To a certain extent, the eruption of Mega mania was ephemeral. Megawati was seen as expressing the ill-formed feelings and sentiments of many that there had to be a change, that ordinary people had to have a voice. The phenomenon appears to have been confined to Hindu Bali. Elsewhere others fix their expectations, uncritically, on Islamic leaders such as Amien Rais and Abdurrahman Wahid as well.

It is as if people are beginning to come out of a long political slumber. Opposition currents always existed but the heavy hand of Suharto and the military laid over every sphere of social life. As one man put it to me: for 32 years we were not free to talk, now we can. The youth are for Megawati but I will wait and see what happens.

Another semi-retired senior bank official told me that he had just begun to think about his political options for the first time. Under Suharto, he had to vote for Golkar along with the millions of other state officials and the military. Now he was looking at the PDI. His father had been for Sukarno and the PDI, so he should be a democrat too.

Add to this the all-pervasive distortion of history from formal independence in 1949 on. The bourgeoisie in Indonesia make great play of their struggle against the Dutch, despite the fact that they left all the fighting to the workers and peasants and at every turn vacillated, tried to reach a compromise with the colonial power and undermined the fight. Megawati plays on these national sentiments and her connection with Sukarno.

Moreover there exists the three decades of steady anti-communism--which is rooted in the identification of the Stalinist Communist Party of Indonesia with socialism. About Suharto's bloody military coup in 1965-66, there is widespread unclarity. Currently a public debate is beginning to open up over whether or not to modify the history books to include the genocide of 500,000 to a million workers, peasants and PKI members by the armed forces and right-wing groups.

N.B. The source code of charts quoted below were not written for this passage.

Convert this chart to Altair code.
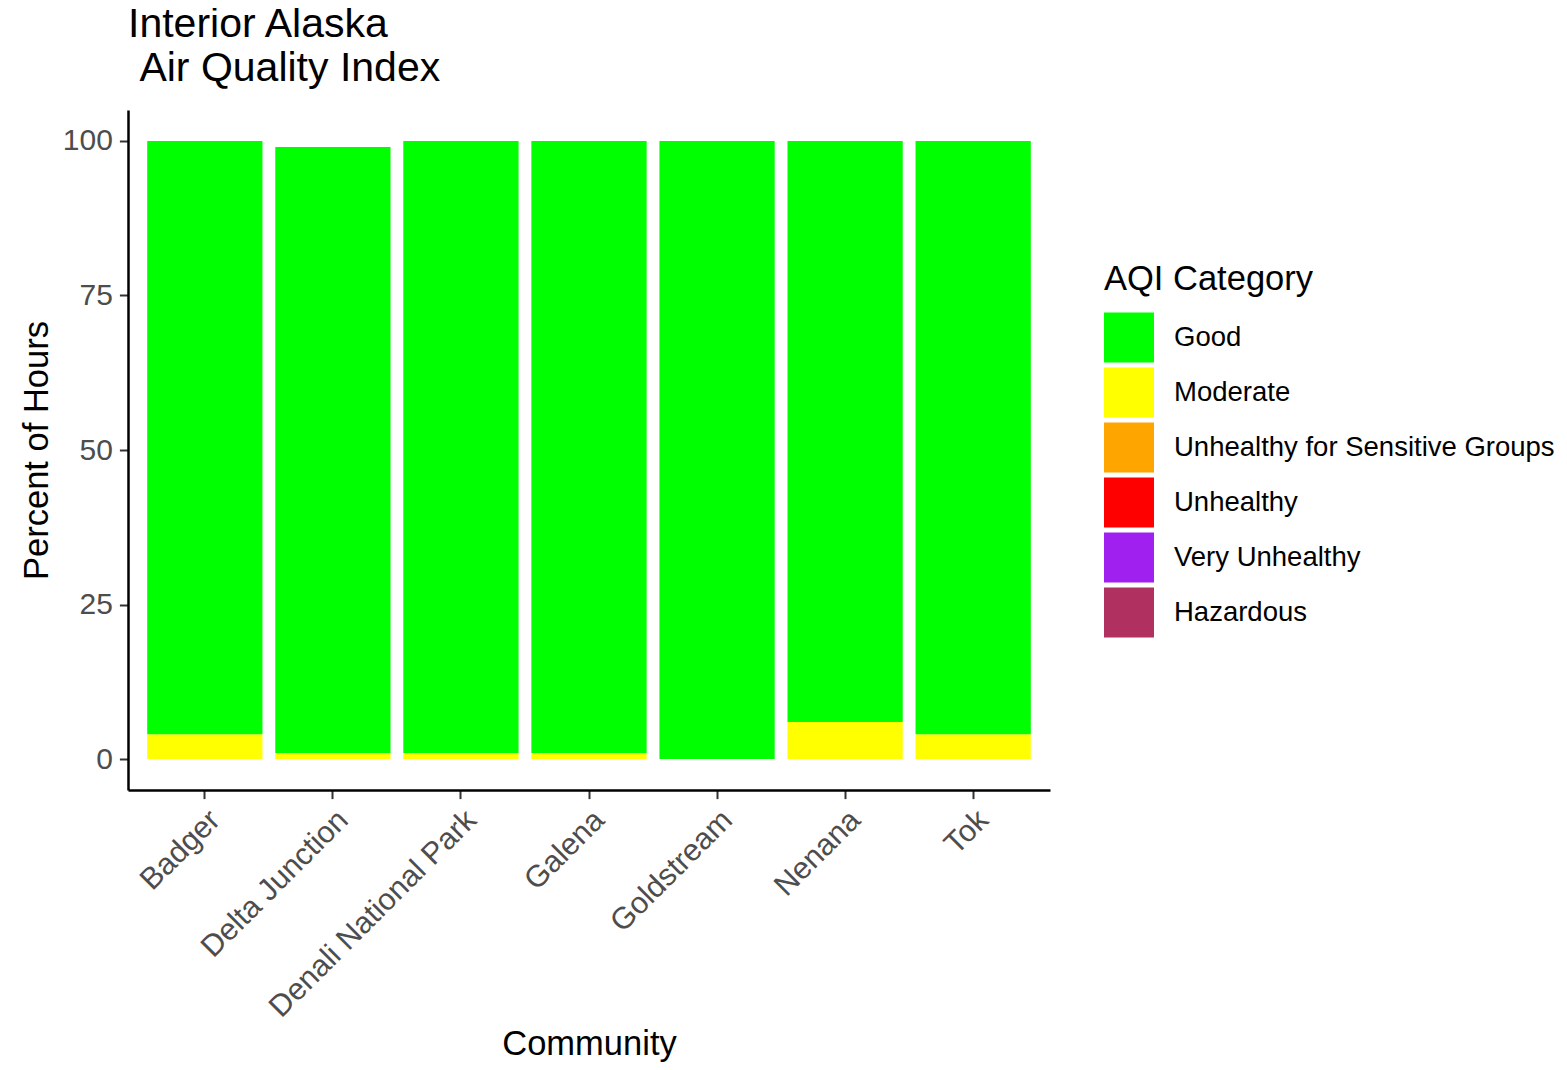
import altair as alt
import pandas as pd

communities = ["Badger", "Delta Junction", "Denali National Park", "Galena",
               "Goldstream", "Nenana", "Tok"]
good = [96, 98, 99, 99, 100, 94, 96]
moderate = [4, 1, 1, 1, 0, 6, 4]

categories = ["Good", "Moderate", "Unhealthy for Sensitive Groups",
              "Unhealthy", "Very Unhealthy", "Hazardous"]
colors = ["#00FF00", "#FFFF00", "#FFA500", "#FF0000", "#A020F0", "#B03060"]

rows = []
for c, g, m in zip(communities, good, moderate):
    rows.append({"Community": c, "Category": "Moderate", "Percent": m, "ord": 1})
    rows.append({"Community": c, "Category": "Good", "Percent": g, "ord": 2})
df = pd.DataFrame(rows)

FONT = "Liberation Sans"

chart = alt.Chart(df).mark_bar(strokeWidth=0).encode(
    x=alt.X("Community:N", sort=communities,
            scale=alt.Scale(paddingInner=0.1, paddingOuter=0.15),
            axis=alt.Axis(title="Community", labelAngle=315, labelAlign="right",
                          labelBaseline="top", labelFontSize=30.5, labelColor="#4D4D4D",
                          labelPadding=6, tickSize=8.6, tickColor="#333333", tickWidth=2,
                          domainColor="black", domainWidth=2.5, labelLimit=600,
                          titleFontSize=34.5, titleFontWeight="normal", titleColor="black",
                          titleBaseline="alphabetic", titleY=264, titleX=461,
                          labelFont=FONT, titleFont=FONT)),
    y=alt.Y("Percent:Q", stack="zero",
            scale=alt.Scale(domain=[-5, 105], nice=False, zero=False),
            axis=alt.Axis(title="Percent of Hours", values=[0, 25, 50, 75, 100],
                          labelFontSize=30, labelColor="#4D4D4D", labelPadding=7,
                          tickSize=8.6, tickColor="#333333", tickWidth=2,
                          domainColor="black", domainWidth=2.5, grid=False,
                          titleFontSize=34.5, titleFontWeight="normal", titleColor="black",
                          titleAngle=270, titleBaseline="alphabetic", titleAlign="center",
                          titleX=-81, titleY=340,
                          labelFont=FONT, titleFont=FONT)),
    color=alt.Color("Category:N",
                    scale=alt.Scale(domain=categories, range=colors),
                    legend=alt.Legend(title="AQI Category", orient="none",
                                      legendX=976, legendY=153,
                                      symbolType="square", symbolSize=2500,
                                      symbolStrokeWidth=0, symbolOpacity=1,
                                      rowPadding=5, labelOffset=20,
                                      labelFontSize=27.5, labelColor="black",
                                      titleFontSize=34.5, titleFontWeight="normal",
                                      titleColor="black", titlePadding=15,
                                      labelLimit=600, titleLimit=600,
                                      labelFont=FONT, titleFont=FONT,
                                      values=categories)),
    order=alt.Order("ord:Q", sort="ascending"),
).properties(
    width=922,
    height=680,
    title=alt.TitleParams(text=["Interior Alaska", "\u200b\u00a0Air Quality Index"],
                          anchor="start", frame="group", fontSize=41,
                          fontWeight="normal", color="black", font=FONT,
                          lineHeight=44, offset=20),
    autosize=alt.AutoSizeParams(type="none"),
    padding={"left": 120, "top": 102, "right": 505, "bottom": 272},
).configure_view(stroke=None)

chart.save("out.html", embed_options={"renderer": "svg", "actions": False})
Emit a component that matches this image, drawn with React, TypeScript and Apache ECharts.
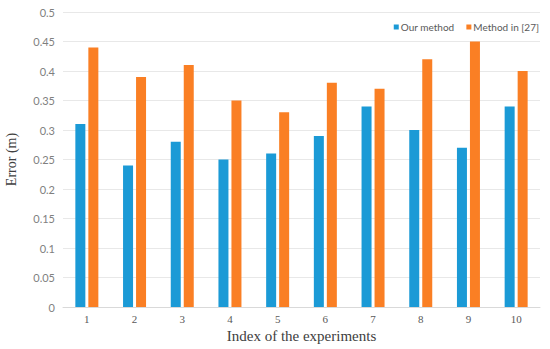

All of this makes for great political confusion. Just months after Suharto's fall, there is a rather uncritical exuberance among youth. Among older layers a more cautious and perhaps more cynical approach, borne of bitter experiences. But it is also clear that this will change and questions will begin to be asked not only of Suharto and Habibie but Megawati, Rais and Wahid as well. More critical youth, workers and intellectuals will begin to question not just individuals but the social system of capitalism itself, which spawns the social misery and poverty that exist and begin to look seriously at a socialist alternative.